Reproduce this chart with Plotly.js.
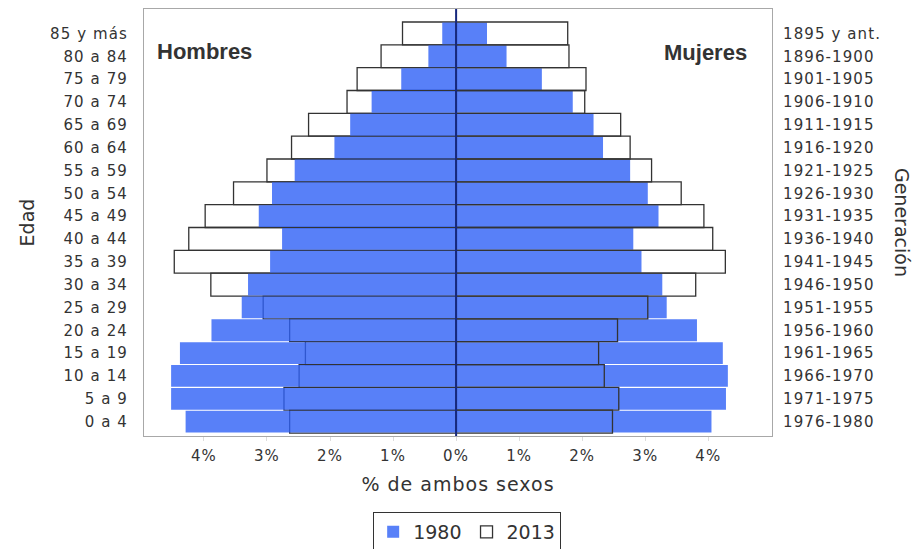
==
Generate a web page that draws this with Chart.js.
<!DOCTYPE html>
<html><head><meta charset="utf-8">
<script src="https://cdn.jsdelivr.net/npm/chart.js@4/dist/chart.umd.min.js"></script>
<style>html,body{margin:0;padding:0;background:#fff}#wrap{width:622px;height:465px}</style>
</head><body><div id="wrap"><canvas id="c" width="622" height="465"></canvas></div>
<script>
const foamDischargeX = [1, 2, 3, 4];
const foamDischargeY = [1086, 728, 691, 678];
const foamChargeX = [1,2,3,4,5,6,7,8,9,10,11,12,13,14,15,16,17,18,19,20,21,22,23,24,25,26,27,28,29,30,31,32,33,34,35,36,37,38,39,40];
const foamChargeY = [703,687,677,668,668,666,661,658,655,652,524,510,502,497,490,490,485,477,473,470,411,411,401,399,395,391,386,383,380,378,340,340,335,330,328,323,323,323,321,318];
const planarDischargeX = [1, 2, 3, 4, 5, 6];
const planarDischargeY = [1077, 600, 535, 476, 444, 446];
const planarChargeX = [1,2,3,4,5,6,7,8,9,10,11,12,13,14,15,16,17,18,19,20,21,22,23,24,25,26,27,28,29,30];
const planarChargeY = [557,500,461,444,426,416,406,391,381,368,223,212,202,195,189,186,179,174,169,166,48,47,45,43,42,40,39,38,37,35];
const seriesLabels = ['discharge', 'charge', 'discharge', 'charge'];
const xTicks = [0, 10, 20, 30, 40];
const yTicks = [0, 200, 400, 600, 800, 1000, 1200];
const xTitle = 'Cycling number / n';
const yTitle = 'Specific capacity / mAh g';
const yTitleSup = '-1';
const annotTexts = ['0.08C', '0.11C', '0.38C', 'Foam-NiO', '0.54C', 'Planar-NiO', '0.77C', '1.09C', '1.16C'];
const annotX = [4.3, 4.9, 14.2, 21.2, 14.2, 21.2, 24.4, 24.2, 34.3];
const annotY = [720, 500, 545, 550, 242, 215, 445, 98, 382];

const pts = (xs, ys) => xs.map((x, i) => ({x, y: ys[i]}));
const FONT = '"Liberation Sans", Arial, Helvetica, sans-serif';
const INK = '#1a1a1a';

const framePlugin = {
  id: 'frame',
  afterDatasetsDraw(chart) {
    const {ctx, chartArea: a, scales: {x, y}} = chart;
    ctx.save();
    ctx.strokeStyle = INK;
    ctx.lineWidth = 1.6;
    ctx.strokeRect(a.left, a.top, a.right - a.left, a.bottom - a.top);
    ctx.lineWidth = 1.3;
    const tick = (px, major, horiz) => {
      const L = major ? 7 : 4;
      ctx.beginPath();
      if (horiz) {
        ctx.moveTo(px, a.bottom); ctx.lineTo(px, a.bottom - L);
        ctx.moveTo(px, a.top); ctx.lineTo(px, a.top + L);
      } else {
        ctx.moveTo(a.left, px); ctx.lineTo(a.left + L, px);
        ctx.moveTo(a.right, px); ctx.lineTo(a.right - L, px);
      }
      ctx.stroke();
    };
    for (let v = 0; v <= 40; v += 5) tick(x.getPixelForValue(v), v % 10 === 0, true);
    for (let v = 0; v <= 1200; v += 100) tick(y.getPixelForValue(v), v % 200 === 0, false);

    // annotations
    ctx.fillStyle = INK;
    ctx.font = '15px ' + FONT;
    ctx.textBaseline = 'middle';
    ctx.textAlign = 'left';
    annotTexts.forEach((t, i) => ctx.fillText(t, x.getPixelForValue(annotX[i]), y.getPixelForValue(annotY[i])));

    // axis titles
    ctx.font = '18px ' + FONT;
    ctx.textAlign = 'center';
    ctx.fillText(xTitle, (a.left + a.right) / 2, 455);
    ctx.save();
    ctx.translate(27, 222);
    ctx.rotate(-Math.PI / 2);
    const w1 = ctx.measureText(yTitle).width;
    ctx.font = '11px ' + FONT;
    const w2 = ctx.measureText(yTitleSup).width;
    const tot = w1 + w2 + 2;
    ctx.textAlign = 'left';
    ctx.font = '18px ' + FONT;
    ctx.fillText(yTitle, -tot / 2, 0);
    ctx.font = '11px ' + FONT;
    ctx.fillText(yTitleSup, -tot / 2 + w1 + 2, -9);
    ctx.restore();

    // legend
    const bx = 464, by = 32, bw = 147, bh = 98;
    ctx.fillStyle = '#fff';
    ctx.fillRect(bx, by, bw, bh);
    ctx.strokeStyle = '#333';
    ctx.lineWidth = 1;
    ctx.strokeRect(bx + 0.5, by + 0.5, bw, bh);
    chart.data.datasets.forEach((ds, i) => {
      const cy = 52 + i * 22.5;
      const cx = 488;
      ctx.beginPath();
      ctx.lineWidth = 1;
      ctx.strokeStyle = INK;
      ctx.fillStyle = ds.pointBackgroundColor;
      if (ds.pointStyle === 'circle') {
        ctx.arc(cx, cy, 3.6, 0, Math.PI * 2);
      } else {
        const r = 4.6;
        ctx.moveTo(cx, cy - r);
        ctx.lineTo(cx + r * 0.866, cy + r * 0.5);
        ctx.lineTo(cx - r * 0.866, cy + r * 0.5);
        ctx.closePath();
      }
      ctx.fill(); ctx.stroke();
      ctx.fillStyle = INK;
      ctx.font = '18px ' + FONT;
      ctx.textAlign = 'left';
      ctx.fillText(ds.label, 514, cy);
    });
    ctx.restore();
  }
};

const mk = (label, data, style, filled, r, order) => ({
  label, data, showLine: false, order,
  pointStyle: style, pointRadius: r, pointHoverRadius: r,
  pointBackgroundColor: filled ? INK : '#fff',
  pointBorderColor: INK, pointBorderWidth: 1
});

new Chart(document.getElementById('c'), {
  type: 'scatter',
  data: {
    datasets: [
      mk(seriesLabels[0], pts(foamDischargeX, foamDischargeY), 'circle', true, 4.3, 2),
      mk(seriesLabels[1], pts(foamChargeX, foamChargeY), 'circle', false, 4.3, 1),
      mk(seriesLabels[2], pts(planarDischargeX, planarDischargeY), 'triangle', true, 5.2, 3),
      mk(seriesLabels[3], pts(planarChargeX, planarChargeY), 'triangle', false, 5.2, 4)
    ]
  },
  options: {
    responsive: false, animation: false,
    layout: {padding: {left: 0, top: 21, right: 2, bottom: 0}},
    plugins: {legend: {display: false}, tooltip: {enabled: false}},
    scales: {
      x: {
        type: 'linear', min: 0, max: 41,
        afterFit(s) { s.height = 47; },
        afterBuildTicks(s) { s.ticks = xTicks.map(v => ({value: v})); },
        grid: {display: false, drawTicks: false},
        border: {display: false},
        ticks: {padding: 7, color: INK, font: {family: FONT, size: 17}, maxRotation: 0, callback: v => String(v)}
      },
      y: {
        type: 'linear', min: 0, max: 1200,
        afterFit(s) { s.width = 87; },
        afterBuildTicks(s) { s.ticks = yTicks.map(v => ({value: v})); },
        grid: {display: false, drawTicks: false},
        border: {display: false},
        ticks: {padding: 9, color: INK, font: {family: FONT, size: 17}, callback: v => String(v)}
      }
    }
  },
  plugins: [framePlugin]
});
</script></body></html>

▶ [Aim]
In the listing above, how many lines hold the word "this"? Give the number and nothing more.

▶ [Task answer]
2